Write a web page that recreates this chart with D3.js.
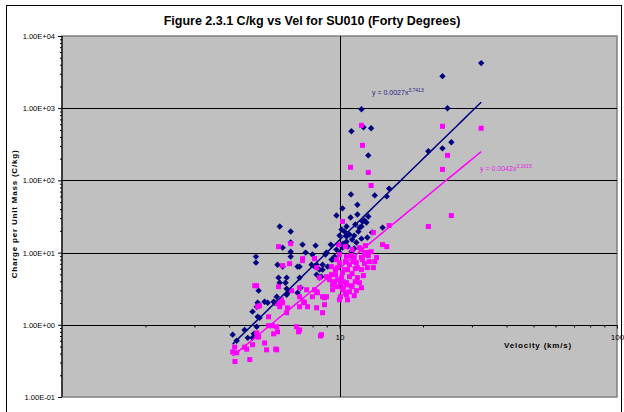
<!DOCTYPE html>
<html>
<head>
<meta charset="utf-8">
<script src="https://cdn.jsdelivr.net/npm/d3@7"></script>
<style>
  body { margin: 0; background: #fff; }
  svg { display: block; font-family: Arial, "Liberation Sans", sans-serif; }
</style>
</head>
<body>
<svg id="chart" width="624" height="412"></svg>
<script>
// navy diamonds
const blueVel = [32.4, 23.5, 12.0, 24.5, 11.04, 12.2, 13.0, 12.7, 23.5, 25.3, 20.9, 15.1, 14.8, 11.0, 13.4, 11.6,
  10.25, 9.75, 10.96, 11.6, 12.7, 12.3, 14.3, 11.8, 10.6, 10.17, 10.86, 11.4, 11.7, 12.0, 10.6, 10.6, 11.1,
  10.25, 10.7, 11.3, 10.0, 9.6, 9.36, 9.06, 8.27, 8.47, 8.13, 8.6, 8.9, 9.75, 9.3, 8.2, 7.36, 7.55, 6.67,
  6.24, 6.67, 6.67, 5.0, 5.0, 6.03, 6.45, 7.06, 7.18, 7.24, 6.45, 6.09, 5.94, 6.56, 5.11, 5.37, 5.51, 5.84,
  5.07, 5.15, 4.12, 4.26, 4.67, 4.86, 5.03, 4.55, 4.86, 5.98, 6.24, 7.93, 6.09, 6.67, 12.1, 12.5, 13.1,
  12.6, 12.0, 11.5, 8.98, 8.69, 9.44, 8.69, 8.47, 4.91, 6.39, 7.06, 6.45, 5.79, 5.07, 5.03, 7.18, 8.27,
  7.99, 10.42, 11.04, 10.0, 11.3, 10.3];
const blueCkg = [4217, 2780, 969, 1000, 479, 545, 528, 222, 278, 337, 253, 77, 60, 64, 62, 46,
  41, 32.6, 30.6, 33.7, 31.6, 27.8, 22.2, 22.2, 23.0, 20.9, 17.8, 24.5, 19.6, 23.0, 16.7, 14.2, 15.2,
  11.7, 12.1, 11.4, 10.0, 8.8, 8.0, 6.4, 4.95, 5.8, 6.4, 4.64, 9.4, 11.0, 12.9, 12.5, 12.9, 10.0, 13.8,
  11.7, 10.3, 8.8, 8.8, 7.26, 4.5, 4.5, 6.4, 4.5, 3.26, 3.16, 3.83, 2.45, 2.87, 2.97, 2.09, 2.02, 2.02,
  1.29, 1.25, 0.73, 0.60, 0.66, 0.66, 0.94, 0.85, 1.52, 6.8, 6.4, 6.8, 23.0, 19.6, 27.0, 26.1, 19.0,
  16.2, 15.6, 13.8, 10.0, 6.8, 8.0, 5.81, 4.5, 0.75, 3.83, 2.78, 2.61, 2.09, 2.02, 1.78, 6.39, 6.8,
  9.4, 19.6, 10.3, 17.2, 17.2, 13.3];

// magenta squares
const pinkVel = [32.4, 23.5, 12.0, 12.1, 24.5, 23.5, 10.96, 12.7, 13.0, 25.3, 20.9, 15.1, 13.25, 10.25, 14.3,
  14.8, 6.67, 6.03, 7.36, 8.13, 6.61, 6.24, 4.95, 6.03, 6.72, 5.07, 5.98, 6.24, 7.18, 7.48, 5.03, 5.55,
  5.74, 5.98, 7.0, 7.18, 8.61, 4.19, 4.55, 4.86, 5.46, 5.89, 4.75, 4.2, 4.12, 5.37, 5.11, 7.67, 8.27, 8.83,
  8.33, 8.69, 8.13, 7.18, 7.61, 8.47, 8.98, 9.44, 9.59, 9.84, 10.25, 10.6, 10.25, 12.7, 12.3, 12.0, 11.4,
  11.1, 11.5, 11.0, 10.5, 10.08, 8.83, 8.69, 8.54, 9.92, 10.5, 11.1, 12.0, 12.5, 12.1, 11.5, 10.6, 10.0,
  9.75, 9.36, 9.21, 9.44, 9.84, 10.6, 11.1, 10.6, 8.98, 8.27, 7.99, 7.42, 7.18, 6.5, 6.45, 6.09, 5.55,
  5.15, 5.03, 6.18, 5.94, 7.12, 5.79, 5.07, 4.63, 4.26, 5.94, 8.27, 7.36, 10.86, 10.42, 11.6, 12.0, 10.0,
  11.3, 12.4, 13.0, 11.8, 10.86, 9.67, 10.3, 13.4, 12.6,
  9.67, 10.17, 10.69, 11.2, 11.6, 12.2, 12.8, 10.33, 10.86, 11.4, 12.0, 9.84, 10.5, 11.04, 11.8, 12.3,
  13.25, 13.6, 10.08, 11.3, 9.36, 10.0, 10.69];
const pinkCkg = [528, 562, 580, 306, 222, 142, 152, 129, 85, 32.6, 23.0, 23.7, 19.0, 27.0, 12.9,
  12.1, 13.3, 12.1, 8.25, 8.25, 7.03, 6.6, 3.48, 3.37, 2.97, 1.78, 1.96, 2.02, 2.45, 2.02, 0.77, 0.97,
  0.97, 0.80, 0.94, 0.85, 0.73, 0.49, 0.49, 0.53, 0.45, 0.46, 0.33, 0.31, 0.42, 0.56, 0.68, 1.78, 1.72, 1.90,
  2.78, 2.45, 3.06, 3.26, 3.06, 4.5, 4.64, 3.06, 3.96, 3.37, 3.06, 3.83, 5.27, 9.09, 7.03, 8.53, 6.0,
  5.11, 2.97, 3.48, 2.78, 2.45, 2.37, 1.47, 0.70, 12.9, 12.1, 11.0, 11.0, 10.0, 8.0, 7.26, 8.8, 9.38,
  8.0, 6.39, 4.22, 3.59, 4.22, 3.59, 3.37, 2.61, 2.45, 2.87, 2.45, 2.09, 1.78, 1.72, 1.47, 1.78, 1.29,
  1.84, 3.48, 2.22, 0.94, 0.80, 0.75, 0.68, 0.46, 0.41, 0.45, 6.19, 7.74, 6.81, 5.81, 4.5, 5.81, 7.26,
  8.53, 12.5, 10.3, 3.83, 4.64, 5.81, 3.96, 7.5, 6.19,
  4.95, 4.5, 5.81, 7.5, 6.19, 4.8, 7.5, 3.26, 2.87, 3.96, 3.26, 6.19, 7.5, 9.09, 11.7, 9.38,
  6.19, 8.53, 3.7, 2.53, 4.95, 2.22, 2.22];

// power trendlines y = a * x^b
const blueFit = { a: 0.0027, b: 3.7413, label: "3.7413" };
const pinkFit = { a: 0.0042, b: 3.1615, label: "3.1615" };

const yTicks = [0.1, 1, 10, 100, 1000, 10000];
const xTicks = [10, 100];

const svg = d3.select("#chart");

svg.append("rect")
  .attr("x", 6.5).attr("y", 5.5).attr("width", 615).attr("height", 420)
  .attr("fill", "#fff").attr("stroke", "#000").attr("stroke-width", 1);

const x = d3.scaleLog().domain([1, 100]).range([62, 617]);
const y = d3.scaleLog().domain([0.1, 10000]).range([397, 36]);

// plot area
svg.append("rect")
  .attr("x", x(1)).attr("y", y(10000))
  .attr("width", x(100) - x(1)).attr("height", y(0.1) - y(10000))
  .attr("fill", "#c0c0c0").attr("stroke", "#808080").attr("stroke-width", 1.5);

// gridlines
svg.append("g").selectAll("line")
  .data(yTicks.slice(1, -1))
  .join("line")
  .attr("x1", x(1)).attr("x2", x(100))
  .attr("y1", d => Math.round(y(d)) + 0.5).attr("y2", d => Math.round(y(d)) + 0.5)
  .attr("stroke", "#000").attr("stroke-width", 1);

svg.append("line")
  .attr("x1", Math.round(x(10)) + 0.5).attr("x2", Math.round(x(10)) + 0.5)
  .attr("y1", y(10000)).attr("y2", y(0.1))
  .attr("stroke", "#000").attr("stroke-width", 1);

// minor tick values
const yMinor = [];
for (let e = -1; e < 4; e++) for (let m = 2; m < 10; m++) yMinor.push(m * Math.pow(10, e));
const xMinor = [];
for (let e = 0; e < 2; e++) for (let m = 2; m < 10; m++) xMinor.push(m * Math.pow(10, e));

function sci(d) {
  const p = Math.round(Math.log10(d));
  return "1.00E" + (p < 0 ? "-" : "+") + String(Math.abs(p)).padStart(2, "0");
}

// y axis
const yAxis = svg.append("g")
  .attr("transform", `translate(${x(1)},0)`)
  .call(d3.axisLeft(y).tickValues(yTicks).tickSize(4).tickPadding(3).tickFormat(sci));
yAxis.select(".domain").remove();
yAxis.selectAll("text").style("font-size", "7.5px").attr("fill", "#000");

svg.append("g")
  .attr("transform", `translate(${x(1)},0)`)
  .call(d3.axisLeft(y).tickValues(yMinor).tickSize(2).tickFormat(""))
  .select(".domain").remove();

svg.append("line")
  .attr("x1", x(1)).attr("x2", x(1)).attr("y1", y(10000)).attr("y2", y(0.1))
  .attr("stroke", "#000").attr("stroke-width", 1.2);

// x axis crossing at 1
const xAxis = svg.append("g")
  .attr("transform", `translate(0,${Math.round(y(1)) + 0.5})`)
  .call(d3.axisBottom(x).tickValues(xTicks).tickSize(3).tickPadding(6).tickFormat(d3.format("d")));
xAxis.select(".domain").remove();
xAxis.selectAll("text").style("font-size", "8px").attr("fill", "#000");

svg.append("g")
  .attr("transform", `translate(0,${Math.round(y(1)) + 0.5})`)
  .call(d3.axisBottom(x).tickValues(xMinor).tickSize(2).tickFormat(""))
  .select(".domain").remove();

svg.append("line")
  .attr("x1", x(1)).attr("x2", x(100))
  .attr("y1", Math.round(y(1)) + 0.5).attr("y2", Math.round(y(1)) + 0.5)
  .attr("stroke", "#000").attr("stroke-width", 1.2);

// trendlines
function fitLine(fit, vel, color) {
  const lo = d3.min(vel), hi = d3.max(vel);
  const pts = d3.range(0, 41).map(i => lo * Math.pow(hi / lo, i / 40));
  svg.append("path")
    .datum(pts)
    .attr("fill", "none").attr("stroke", color).attr("stroke-width", 1.5)
    .attr("d", d3.line().x(d => x(d)).y(d => y(fit.a * Math.pow(d, fit.b))));
}

// points
const blue = blueVel.map((v, i) => [v, blueCkg[i]]);
const pink = pinkVel.map((v, i) => [v, pinkCkg[i]]);

svg.append("g").selectAll("path")
  .data(blue)
  .join("path")
  .attr("transform", d => `translate(${x(d[0])},${y(d[1])})`)
  .attr("d", d3.symbol(d3.symbolDiamond2, 26))
  .attr("fill", "#000080");

svg.append("g").selectAll("rect")
  .data(pink)
  .join("rect")
  .attr("x", d => x(d[0]) - 2.5).attr("y", d => y(d[1]) - 2.5)
  .attr("width", 5).attr("height", 5)
  .attr("fill", "#ff00ff");

fitLine(blueFit, blueVel, "#000080");
fitLine(pinkFit, pinkVel, "#ff00ff");

// equation labels
function eqLabel(fit, px, py, color) {
  const t = svg.append("text")
    .attr("x", px).attr("y", py)
    .attr("fill", color).style("font-size", "7px");
  t.append("tspan").text(`y = ${fit.a}x`);
  t.append("tspan").attr("dy", -3).style("font-size", "5px").text(fit.label);
}
eqLabel(blueFit, 372, 95, "#202080");
eqLabel(pinkFit, 480, 171, "#e020e0");

// titles
svg.append("text")
  .attr("x", 312).attr("y", 25).attr("text-anchor", "middle")
  .style("font-size", "12.5px").style("font-weight", "bold")
  .text("Figure 2.3.1 C/kg vs Vel for SU010 (Forty Degrees)");

svg.append("text")
  .attr("transform", "translate(17,214) rotate(-90)")
  .attr("text-anchor", "middle")
  .style("font-size", "8px").style("font-weight", "bold").style("letter-spacing", "0.8px")
  .text("Charge per Unit Mass (C/kg)");

svg.append("text")
  .attr("x", 538).attr("y", 348).attr("text-anchor", "middle")
  .style("font-size", "8px").style("font-weight", "bold").style("letter-spacing", "0.8px")
  .text("Velocity (km/s)");
</script>
</body>
</html>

**PROBLEM DESCRIPTION:** Begin at the first line of the material and copy each line exactly through the one containing "9.4, 19.6, 10.3, 17.2, 17.2, 13.3];". Omit pictures.

**ANSWER TO THE EXERCISE:**
Write a web page that recreates this chart with D3.js.
<!DOCTYPE html>
<html>
<head>
<meta charset="utf-8">
<script src="https://cdn.jsdelivr.net/npm/d3@7"></script>
<style>
  body { margin: 0; background: #fff; }
  svg { display: block; font-family: Arial, "Liberation Sans", sans-serif; }
</style>
</head>
<body>
<svg id="chart" width="624" height="412"></svg>
<script>
// navy diamonds
const blueVel = [32.4, 23.5, 12.0, 24.5, 11.04, 12.2, 13.0, 12.7, 23.5, 25.3, 20.9, 15.1, 14.8, 11.0, 13.4, 11.6,
  10.25, 9.75, 10.96, 11.6, 12.7, 12.3, 14.3, 11.8, 10.6, 10.17, 10.86, 11.4, 11.7, 12.0, 10.6, 10.6, 11.1,
  10.25, 10.7, 11.3, 10.0, 9.6, 9.36, 9.06, 8.27, 8.47, 8.13, 8.6, 8.9, 9.75, 9.3, 8.2, 7.36, 7.55, 6.67,
  6.24, 6.67, 6.67, 5.0, 5.0, 6.03, 6.45, 7.06, 7.18, 7.24, 6.45, 6.09, 5.94, 6.56, 5.11, 5.37, 5.51, 5.84,
  5.07, 5.15, 4.12, 4.26, 4.67, 4.86, 5.03, 4.55, 4.86, 5.98, 6.24, 7.93, 6.09, 6.67, 12.1, 12.5, 13.1,
  12.6, 12.0, 11.5, 8.98, 8.69, 9.44, 8.69, 8.47, 4.91, 6.39, 7.06, 6.45, 5.79, 5.07, 5.03, 7.18, 8.27,
  7.99, 10.42, 11.04, 10.0, 11.3, 10.3];
const blueCkg = [4217, 2780, 969, 1000, 479, 545, 528, 222, 278, 337, 253, 77, 60, 64, 62, 46,
  41, 32.6, 30.6, 33.7, 31.6, 27.8, 22.2, 22.2, 23.0, 20.9, 17.8, 24.5, 19.6, 23.0, 16.7, 14.2, 15.2,
  11.7, 12.1, 11.4, 10.0, 8.8, 8.0, 6.4, 4.95, 5.8, 6.4, 4.64, 9.4, 11.0, 12.9, 12.5, 12.9, 10.0, 13.8,
  11.7, 10.3, 8.8, 8.8, 7.26, 4.5, 4.5, 6.4, 4.5, 3.26, 3.16, 3.83, 2.45, 2.87, 2.97, 2.09, 2.02, 2.02,
  1.29, 1.25, 0.73, 0.60, 0.66, 0.66, 0.94, 0.85, 1.52, 6.8, 6.4, 6.8, 23.0, 19.6, 27.0, 26.1, 19.0,
  16.2, 15.6, 13.8, 10.0, 6.8, 8.0, 5.81, 4.5, 0.75, 3.83, 2.78, 2.61, 2.09, 2.02, 1.78, 6.39, 6.8,
  9.4, 19.6, 10.3, 17.2, 17.2, 13.3];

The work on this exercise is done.